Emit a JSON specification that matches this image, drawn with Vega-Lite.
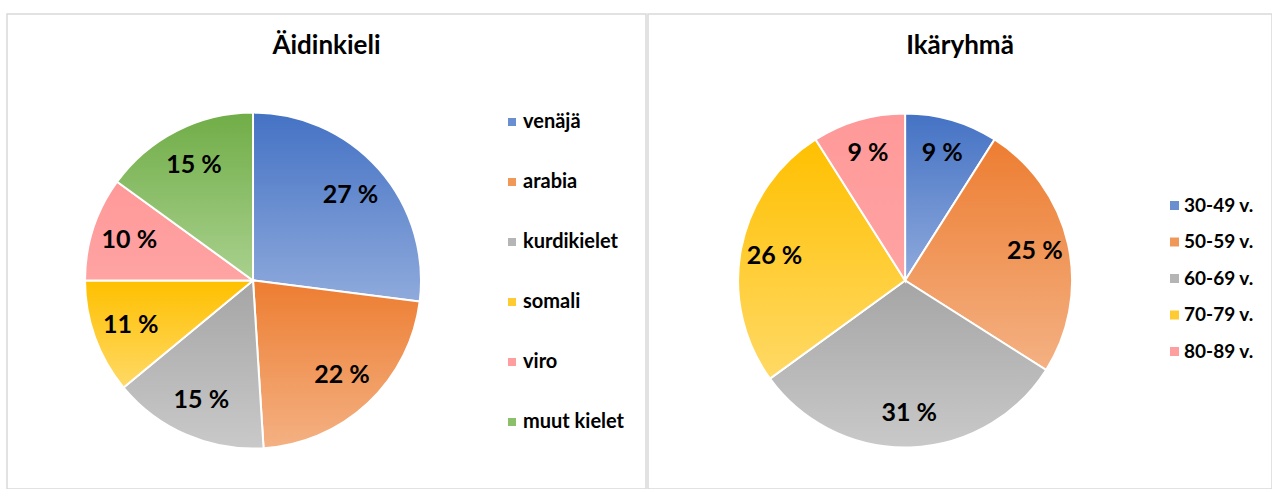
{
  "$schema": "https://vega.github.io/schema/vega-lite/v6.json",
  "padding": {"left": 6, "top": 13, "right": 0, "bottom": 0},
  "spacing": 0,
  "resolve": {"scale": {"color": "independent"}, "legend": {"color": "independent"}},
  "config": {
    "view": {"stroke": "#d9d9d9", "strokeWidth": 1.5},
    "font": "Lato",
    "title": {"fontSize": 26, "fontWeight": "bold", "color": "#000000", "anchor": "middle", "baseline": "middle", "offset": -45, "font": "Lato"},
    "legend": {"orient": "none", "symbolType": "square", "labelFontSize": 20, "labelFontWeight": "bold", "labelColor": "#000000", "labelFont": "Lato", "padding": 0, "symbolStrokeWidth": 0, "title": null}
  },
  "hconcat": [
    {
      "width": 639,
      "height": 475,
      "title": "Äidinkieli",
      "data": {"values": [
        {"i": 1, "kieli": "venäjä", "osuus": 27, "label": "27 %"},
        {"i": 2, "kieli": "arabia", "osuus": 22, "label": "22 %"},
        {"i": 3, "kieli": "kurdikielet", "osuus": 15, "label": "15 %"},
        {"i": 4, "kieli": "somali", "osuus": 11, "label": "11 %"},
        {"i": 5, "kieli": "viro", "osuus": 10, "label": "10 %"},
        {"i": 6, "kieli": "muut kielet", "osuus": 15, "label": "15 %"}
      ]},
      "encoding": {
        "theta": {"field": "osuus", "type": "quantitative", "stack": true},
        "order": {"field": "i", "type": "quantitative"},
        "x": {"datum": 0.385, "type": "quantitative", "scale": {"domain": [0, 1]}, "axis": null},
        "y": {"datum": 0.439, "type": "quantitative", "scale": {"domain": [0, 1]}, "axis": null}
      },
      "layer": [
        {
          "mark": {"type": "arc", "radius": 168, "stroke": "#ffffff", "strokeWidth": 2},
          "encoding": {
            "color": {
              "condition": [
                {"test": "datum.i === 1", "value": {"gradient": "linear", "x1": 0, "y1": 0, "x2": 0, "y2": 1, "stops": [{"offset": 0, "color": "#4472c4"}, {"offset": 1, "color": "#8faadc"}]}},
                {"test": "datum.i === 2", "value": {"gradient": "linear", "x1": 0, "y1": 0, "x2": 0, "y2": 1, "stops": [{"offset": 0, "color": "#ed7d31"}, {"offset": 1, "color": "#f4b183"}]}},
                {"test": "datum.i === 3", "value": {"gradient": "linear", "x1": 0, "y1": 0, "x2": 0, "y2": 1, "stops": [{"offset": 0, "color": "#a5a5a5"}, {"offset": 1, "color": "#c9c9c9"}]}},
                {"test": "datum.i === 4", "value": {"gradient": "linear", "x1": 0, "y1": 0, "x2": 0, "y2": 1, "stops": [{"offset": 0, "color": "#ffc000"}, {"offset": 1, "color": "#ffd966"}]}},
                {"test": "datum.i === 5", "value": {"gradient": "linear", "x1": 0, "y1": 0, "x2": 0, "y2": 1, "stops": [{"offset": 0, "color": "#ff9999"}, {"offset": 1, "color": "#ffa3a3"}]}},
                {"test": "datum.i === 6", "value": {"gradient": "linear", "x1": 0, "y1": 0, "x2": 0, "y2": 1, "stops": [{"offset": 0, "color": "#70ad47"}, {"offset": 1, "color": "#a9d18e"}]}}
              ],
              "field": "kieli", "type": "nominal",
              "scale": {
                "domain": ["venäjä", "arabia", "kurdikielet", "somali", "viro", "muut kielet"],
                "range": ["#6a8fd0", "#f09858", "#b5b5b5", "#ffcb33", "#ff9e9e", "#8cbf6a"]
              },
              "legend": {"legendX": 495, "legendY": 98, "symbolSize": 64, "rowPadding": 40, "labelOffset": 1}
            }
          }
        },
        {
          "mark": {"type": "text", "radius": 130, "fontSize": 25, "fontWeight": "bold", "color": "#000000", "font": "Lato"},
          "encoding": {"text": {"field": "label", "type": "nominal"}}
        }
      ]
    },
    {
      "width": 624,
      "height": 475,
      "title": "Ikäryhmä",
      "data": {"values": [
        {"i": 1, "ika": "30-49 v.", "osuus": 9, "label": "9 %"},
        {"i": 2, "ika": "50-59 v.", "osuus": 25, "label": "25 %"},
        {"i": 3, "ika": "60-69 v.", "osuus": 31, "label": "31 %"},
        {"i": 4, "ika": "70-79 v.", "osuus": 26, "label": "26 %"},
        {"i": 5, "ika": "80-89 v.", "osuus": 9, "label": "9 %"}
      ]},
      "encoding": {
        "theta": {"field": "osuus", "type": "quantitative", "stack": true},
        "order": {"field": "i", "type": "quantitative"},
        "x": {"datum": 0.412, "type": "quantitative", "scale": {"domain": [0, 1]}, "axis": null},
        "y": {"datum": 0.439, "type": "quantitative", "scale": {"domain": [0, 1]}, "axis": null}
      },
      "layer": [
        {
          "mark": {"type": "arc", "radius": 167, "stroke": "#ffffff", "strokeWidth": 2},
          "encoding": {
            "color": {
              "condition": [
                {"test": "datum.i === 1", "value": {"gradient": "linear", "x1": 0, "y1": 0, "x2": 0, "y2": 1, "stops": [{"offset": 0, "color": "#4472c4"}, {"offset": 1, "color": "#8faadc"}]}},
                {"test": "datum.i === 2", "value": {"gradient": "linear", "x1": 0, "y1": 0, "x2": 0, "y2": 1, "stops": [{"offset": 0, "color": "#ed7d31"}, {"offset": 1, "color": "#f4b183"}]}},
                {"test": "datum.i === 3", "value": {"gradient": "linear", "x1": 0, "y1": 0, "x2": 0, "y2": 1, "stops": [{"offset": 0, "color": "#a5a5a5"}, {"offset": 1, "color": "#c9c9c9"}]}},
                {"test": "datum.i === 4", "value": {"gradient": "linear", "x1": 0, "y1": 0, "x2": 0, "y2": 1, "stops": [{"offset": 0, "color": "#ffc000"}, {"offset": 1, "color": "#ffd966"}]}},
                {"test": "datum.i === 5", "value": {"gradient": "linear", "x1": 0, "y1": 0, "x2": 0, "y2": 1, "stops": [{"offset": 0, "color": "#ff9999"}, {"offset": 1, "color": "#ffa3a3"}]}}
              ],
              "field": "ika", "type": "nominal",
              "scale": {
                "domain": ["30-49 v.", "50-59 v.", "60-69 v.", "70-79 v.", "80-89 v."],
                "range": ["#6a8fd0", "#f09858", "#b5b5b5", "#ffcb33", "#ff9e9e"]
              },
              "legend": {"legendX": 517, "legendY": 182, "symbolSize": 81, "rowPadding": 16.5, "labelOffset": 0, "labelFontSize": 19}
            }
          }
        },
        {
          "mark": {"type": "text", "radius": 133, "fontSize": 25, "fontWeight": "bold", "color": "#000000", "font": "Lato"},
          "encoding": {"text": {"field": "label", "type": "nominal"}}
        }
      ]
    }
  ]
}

■ Problem to work on
Are you able to set down all the lines above exactly, without any pictures?

■ Answer to this task
Emit a JSON specification that matches this image, drawn with Vega-Lite.
{
  "$schema": "https://vega.github.io/schema/vega-lite/v6.json",
  "padding": {"left": 6, "top": 13, "right": 0, "bottom": 0},
  "spacing": 0,
  "resolve": {"scale": {"color": "independent"}, "legend": {"color": "independent"}},
  "config": {
    "view": {"stroke": "#d9d9d9", "strokeWidth": 1.5},
    "font": "Lato",
    "title": {"fontSize": 26, "fontWeight": "bold", "color": "#000000", "anchor": "middle", "baseline": "middle", "offset": -45, "font": "Lato"},
    "legend": {"orient": "none", "symbolType": "square", "labelFontSize": 20, "labelFontWeight": "bold", "labelColor": "#000000", "labelFont": "Lato", "padding": 0, "symbolStrokeWidth": 0, "title": null}
  },
  "hconcat": [
    {
      "width": 639,
      "height": 475,
      "title": "Äidinkieli",
      "data": {"values": [
        {"i": 1, "kieli": "venäjä", "osuus": 27, "label": "27 %"},
        {"i": 2, "kieli": "arabia", "osuus": 22, "label": "22 %"},
        {"i": 3, "kieli": "kurdikielet", "osuus": 15, "label": "15 %"},
        {"i": 4, "kieli": "somali", "osuus": 11, "label": "11 %"},
        {"i": 5, "kieli": "viro", "osuus": 10, "label": "10 %"},
        {"i": 6, "kieli": "muut kielet", "osuus": 15, "label": "15 %"}
      ]},
      "encoding": {
        "theta": {"field": "osuus", "type": "quantitative", "stack": true},
        "order": {"field": "i", "type": "quantitative"},
        "x": {"datum": 0.385, "type": "quantitative", "scale": {"domain": [0, 1]}, "axis": null},
        "y": {"datum": 0.439, "type": "quantitative", "scale": {"domain": [0, 1]}, "axis": null}
      },
      "layer": [
        {
          "mark": {"type": "arc", "radius": 168, "stroke": "#ffffff", "strokeWidth": 2},
          "encoding": {
            "color": {
              "condition": [
                {"test": "datum.i === 1", "value": {"gradient": "linear", "x1": 0, "y1": 0, "x2": 0, "y2": 1, "stops": [{"offset": 0, "color": "#4472c4"}, {"offset": 1, "color": "#8faadc"}]}},
                {"test": "datum.i === 2", "value": {"gradient": "linear", "x1": 0, "y1": 0, "x2": 0, "y2": 1, "stops": [{"offset": 0, "color": "#ed7d31"}, {"offset": 1, "color": "#f4b183"}]}},
                {"test": "datum.i === 3", "value": {"gradient": "linear", "x1": 0, "y1": 0, "x2": 0, "y2": 1, "stops": [{"offset": 0, "color": "#a5a5a5"}, {"offset": 1, "color": "#c9c9c9"}]}},
                {"test": "datum.i === 4", "value": {"gradient": "linear", "x1": 0, "y1": 0, "x2": 0, "y2": 1, "stops": [{"offset": 0, "color": "#ffc000"}, {"offset": 1, "color": "#ffd966"}]}},
                {"test": "datum.i === 5", "value": {"gradient": "linear", "x1": 0, "y1": 0, "x2": 0, "y2": 1, "stops": [{"offset": 0, "color": "#ff9999"}, {"offset": 1, "color": "#ffa3a3"}]}},
                {"test": "datum.i === 6", "value": {"gradient": "linear", "x1": 0, "y1": 0, "x2": 0, "y2": 1, "stops": [{"offset": 0, "color": "#70ad47"}, {"offset": 1, "color": "#a9d18e"}]}}
              ],
              "field": "kieli", "type": "nominal",
              "scale": {
                "domain": ["venäjä", "arabia", "kurdikielet", "somali", "viro", "muut kielet"],
                "range": ["#6a8fd0", "#f09858", "#b5b5b5", "#ffcb33", "#ff9e9e", "#8cbf6a"]
              },
              "legend": {"legendX": 495, "legendY": 98, "symbolSize": 64, "rowPadding": 40, "labelOffset": 1}
            }
          }
        },
        {
          "mark": {"type": "text", "radius": 130, "fontSize": 25, "fontWeight": "bold", "color": "#000000", "font": "Lato"},
          "encoding": {"text": {"field": "label", "type": "nominal"}}
        }
      ]
    },
    {
      "width": 624,
      "height": 475,
      "title": "Ikäryhmä",
      "data": {"values": [
        {"i": 1, "ika": "30-49 v.", "osuus": 9, "label": "9 %"},
        {"i": 2, "ika": "50-59 v.", "osuus": 25, "label": "25 %"},
        {"i": 3, "ika": "60-69 v.", "osuus": 31, "label": "31 %"},
        {"i": 4, "ika": "70-79 v.", "osuus": 26, "label": "26 %"},
        {"i": 5, "ika": "80-89 v.", "osuus": 9, "label": "9 %"}
      ]},
      "encoding": {
        "theta": {"field": "osuus", "type": "quantitative", "stack": true},
        "order": {"field": "i", "type": "quantitative"},
        "x": {"datum": 0.412, "type": "quantitative", "scale": {"domain": [0, 1]}, "axis": null},
        "y": {"datum": 0.439, "type": "quantitative", "scale": {"domain": [0, 1]}, "axis": null}
      },
      "layer": [
        {
          "mark": {"type": "arc", "radius": 167, "stroke": "#ffffff", "strokeWidth": 2},
          "encoding": {
            "color": {
              "condition": [
                {"test": "datum.i === 1", "value": {"gradient": "linear", "x1": 0, "y1": 0, "x2": 0, "y2": 1, "stops": [{"offset": 0, "color": "#4472c4"}, {"offset": 1, "color": "#8faadc"}]}},
                {"test": "datum.i === 2", "value": {"gradient": "linear", "x1": 0, "y1": 0, "x2": 0, "y2": 1, "stops": [{"offset": 0, "color": "#ed7d31"}, {"offset": 1, "color": "#f4b183"}]}},
                {"test": "datum.i === 3", "value": {"gradient": "linear", "x1": 0, "y1": 0, "x2": 0, "y2": 1, "stops": [{"offset": 0, "color": "#a5a5a5"}, {"offset": 1, "color": "#c9c9c9"}]}},
                {"test": "datum.i === 4", "value": {"gradient": "linear", "x1": 0, "y1": 0, "x2": 0, "y2": 1, "stops": [{"offset": 0, "color": "#ffc000"}, {"offset": 1, "color": "#ffd966"}]}},
                {"test": "datum.i === 5", "value": {"gradient": "linear", "x1": 0, "y1": 0, "x2": 0, "y2": 1, "stops": [{"offset": 0, "color": "#ff9999"}, {"offset": 1, "color": "#ffa3a3"}]}}
              ],
              "field": "ika", "type": "nominal",
              "scale": {
                "domain": ["30-49 v.", "50-59 v.", "60-69 v.", "70-79 v.", "80-89 v."],
                "range": ["#6a8fd0", "#f09858", "#b5b5b5", "#ffcb33", "#ff9e9e"]
              },
              "legend": {"legendX": 517, "legendY": 182, "symbolSize": 81, "rowPadding": 16.5, "labelOffset": 0, "labelFontSize": 19}
            }
          }
        },
        {
          "mark": {"type": "text", "radius": 133, "fontSize": 25, "fontWeight": "bold", "color": "#000000", "font": "Lato"},
          "encoding": {"text": {"field": "label", "type": "nominal"}}
        }
      ]
    }
  ]
}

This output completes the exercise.